You may have heard about serotonin’s role in depression before. One of serotonin’s main roles is the regulation of other neurotransmitters, so low levels of this neurotransmitter can lead to erratic brain functioning and thus distorted thinking. Low levels of serotonin also lead to imbalances in noradrenaline; another neurotransmitter implicated in depression. Low levels ofserotonin can lead to changes in mood, appetite and sleep, whilst low levels of noradrenalin may lead to poor concentration and alertness. High levels of noradrenalin, on the other hand, has been implicated in mania (Schildkraut, 1965) thus suggesting that it may have a role in the highs of bipolar depression also. Low levels of dopamine can also result in sluggishness, lack of motivation and lack of alertness and focus.

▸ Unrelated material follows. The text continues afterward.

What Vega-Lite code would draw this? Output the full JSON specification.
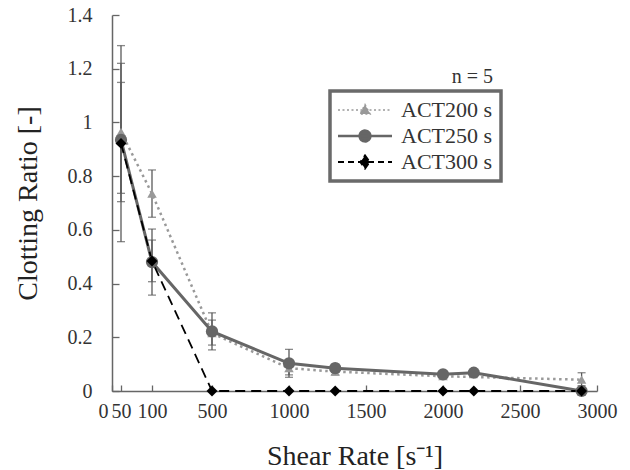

Low levels of these monoamines have been implicated in depression, hence drug treatments are often used to correct these imbalances. A clinician will thus attempt to match the drug treatment to the symptoms shown by the patients, however several drug treatments may need to be tried for effectiveness, since different anti-depressants target different monoamines.
- + Teuting et al (1981) examined the urine of depressed patients and found chemicals that suggest lowered levels of both serotonin and noradrenalin.
- + The amino acid tryptophan is an essential pre-cursor of serotonin. A mutant gene that reduces levels of tryptophan, and results in an 80% reduction in serotonin levels, is ten times more likely to be found in depressed patients.
- – Drug therapies for Depression alter neurotransmitter levels almost immediately, yet it can take up to 6 weeks for patients to see a reduction in their symptoms. This indicates that neurotransmitter levels may be an indirect contributory factor. [The most recent theory for this is that high levels of cortisol in depressed patients kills off cells in the hippocampus, whilst SSRIs release neural growth hormone; it takes 4-5 weeks to repair this damage to the hippocampus (Nestler et al. 2001)
Studies have indicated that there may be a genetic link for depression. McGuffin (1996) studied 214 pairs of twins, where at least one of each twin pair was being treated for unipolar depression. It was found that 46% of the identical twins shared the disorder, and only 20% of fraternal non-identical twins shared the disorder. This indicates a genetic link, since DZ twins only share 50% genetics, yet are likely to also share the same environment.
This research support Allen (1976), who reported the following concordance rates for Unipolar Depression in twins:
- MZ (identical) twins 40%
- DZ (non-identical) twins 11%
Whilst genetic makeup may predispose somebody to develop depression, a stressful life event might be needed to act as a trigger for that depression (diathesis-stress).